Wine Setup

Francois Gouget fgouget at free.fr
Wed May 23 16:10:20 CDT 2001


   Sorry for not answering before. I'm not sure to have all the answers
(being a Debian user I don't use CW Wine) but here goes anyway.

On Tue, 15 May 2001 cacook at freedom.net wrote:

> 
> Still have these questions:
> 
> CWp3 winedbg symlink is broken.  How to fix?

   Ah. I thought this only happened on my system because I did not
execute the postinst when unpacking CW Wine. But it seems to be wrong on
your system too so I'll report it as a bug.
   Assuming that you installed CWWine in the default location
(/opt/wine) the fix is to do the following as root:

$ cd /opt/wine/bin
$ rm winedbg
$ ln -s wine.bin winedbg

   I'm not sure if the debugger is set to run automatically in the
registry. If not then you'll need to set up the AeDebug key as per:
   http://wine.codeweavers.com/docs/wine-devel/dbg-config.shtml


> I am hearing that in order to deinstall a Windows program, you must
> compile a certain proggie from the sources.  It doesn't seem to come
> with CWWine.  Best avenue?

   This must be the uninstall program Uwe Bonnes was talking about. The
problem is that CWWine does not include any of the programs in programs/
(this includes regapi too). I think the best would be to get the Wine
source, compile it, and then go to programs/uninstaller and compile it
too.


> I chose Desktop mode, as I need two apps running simultaneously.  
> Freedom, which is my privacy app and netscape-mail must run
> together, as mail is fetched through Freedom.  I'm hearing that each
> winprog is run as new process. 

   You will most likely hit a problem with inter-process message
passing. AFAIK, this has been broken ever since Wine implemented the
address space separation by which windows processes are loaded in
separate Unix processes. Running in a desktop will not change that
unfortunately.
   (Someone, correct me if I'm wrong)


> Is it possible to run two winprogs in one Wine desktop?
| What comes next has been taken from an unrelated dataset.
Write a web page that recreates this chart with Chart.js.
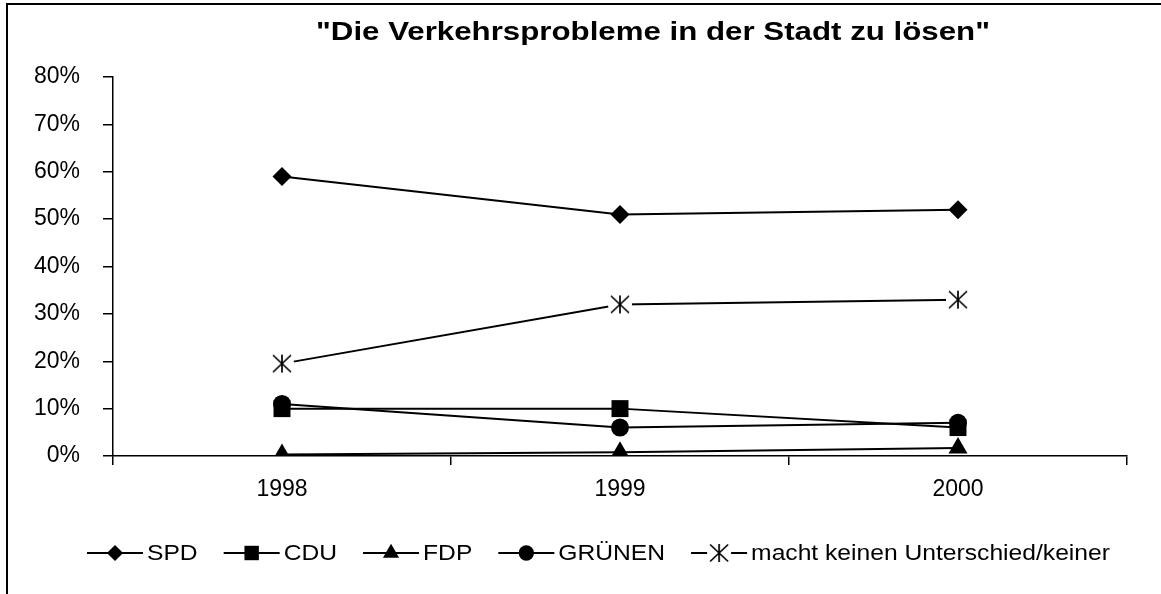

   Good question. I never use desktop mode but indeed, each time I start
a new application it gets a new desktop. This used to work (a long time
ago, before address space separation probably).


> Should there be a taskbar on the desktop?  If so, how would I
> enable?

   Wine does not provide a taskbar. I guess you're asking this in
relation with your previous question. Well, it is my understanding that,
normally, just starting a new program the same way you started the first
one should make it appear in the same desktop.
   For now I would not recommend using the Desktop mode.
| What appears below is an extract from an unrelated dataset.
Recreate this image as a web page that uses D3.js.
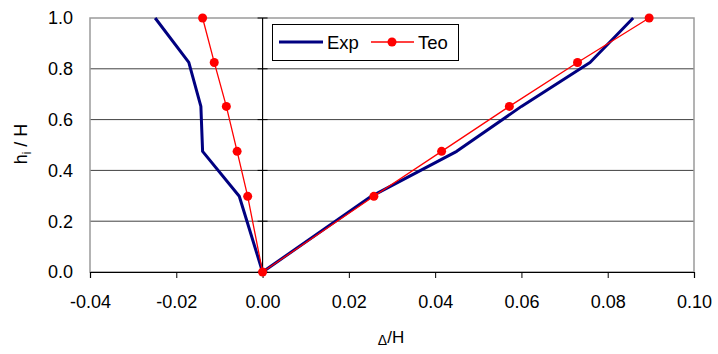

> I understand that every time X fonts are changed, Wine freezes for a
> period until these are assimilated.  But when I run a program
> (QuoteTracker), it runs for about 2 minutes (with a random script
> font) then freezes; indefinitely.  I need to kill the Wine window
> and the server process, so no debug info.  This happens with other
> Win proggies as well.  I presume this is happening on a font scan.  
> What could be wrong?

   This is probably not related to fonts. Can you run this application
through the steps described in the 'Finding and Reporting Bugs' section 
of the Wine User's Guide?
   http://wine.codeweavers.com/docs/wine-user/bugs.shtml#AEN2033


> Wanting to set up a common Wine config for all users, so tried
> symlinking to a user's /$HOME/.wine files.  But even root fails when
> running a Wine program, with something like 'root is not the owner
> of the process'. (referring to the folder in .wine dir)  Possible to
> fix?

   I'm not sure about this one. The subject of having a global Wine
configuration file has been debated a lot a long time ago and it was
more or less decided that it would be better to use individual
configuration files. Ove Kaven may have done something in his Debian
packages though.
   Anyway, the problem you're having sounds like the user trying to
start Wine has a .wine symlink that points to a directory that does not
belong to him. On startup the wineserver needs to create a directory and
socket .wine and I believe it will refuse to do so if the ownership and
permissions are not right (for seurity reasons).
   What you could try is to keep one .wine directory per user but
symlink 'config' and '*.reg'.


--
Francois Gouget         fgouget at free.fr        http://fgouget.free.fr/
                  In a world without fences who needs Gates?